Considering inflation, the third repair looks about right.

Your oil leak could be the front seal, they are a common problem for engines this age. At this point, I’d just keep an eye on the oil level. You should rule out the oil pressure sending unit, and oil filter gasket and the valve cover gaskets first though. If you lucky, you might be able to wait for the front seal until the timing belt needs to be changed again.

I think the car should be good till 180k now. At that point, you maybe looking some major PM costs again and may want to reconsider at that time. You may find that worth it too though, but the next big hurdle will be 210k. If you do the 210k, you will be lucky to get over 240k. Anything beyond that like gravy.


#18

Thank you, everyone, for weighing in.

It’s going to be a tough decision. The ordeal of the new-car-buying process – all the research, test driving, dealing with sellers, the pressure of deciding on a car and having to pay real money for insurance again – will probably be enough to keep me pouring money into this one for a while.
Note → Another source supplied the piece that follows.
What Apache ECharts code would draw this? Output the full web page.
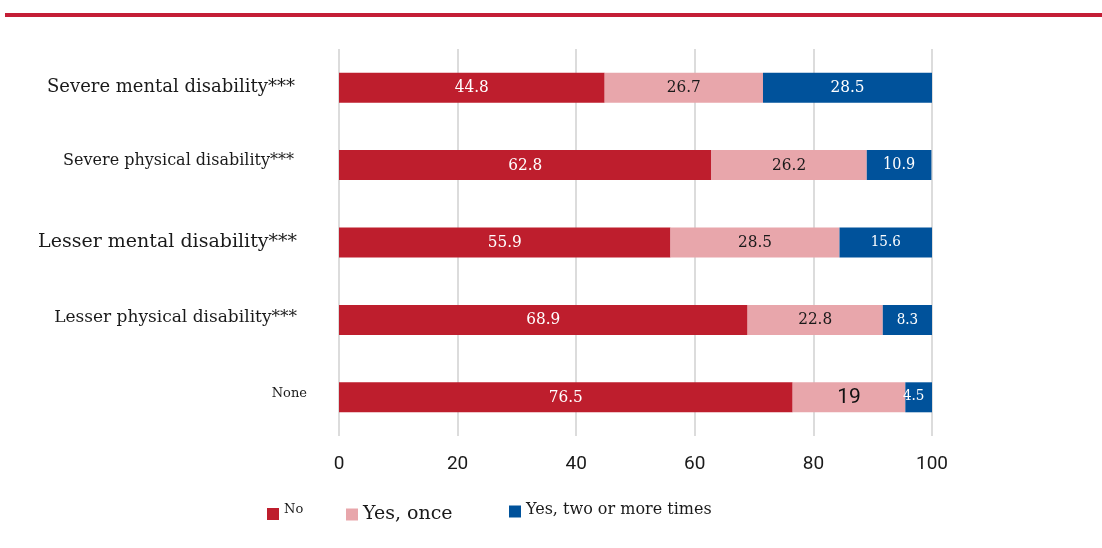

I just wish I could find a mechanic here like my old one in San Diego, who – after doing LOTS of work on my previous Civic – one day sat me down, looked me in the eye and told me it was time to buy a new car. Now, THAT was a mechanic I could trust.


#19

Of those items you mentioned only the steering rack and trailing arm bushings really stand out as an early failure, and even those are maybes. The steering rack and trailing arm bushings could have been beaten to death by rough road surfaces, winter salt, water/grit, or all of the above.

Everything else is to be expected, wear and tear stuff that one would do on any car. Even in regards to the master cylinder that’s not bad considering the MC is 15 years old.


#20

It’s a California car. No winter, no salt. Rough roads? Well, it’s true we have a lot of potholes in L.A., and the 5 often feels like off-roading.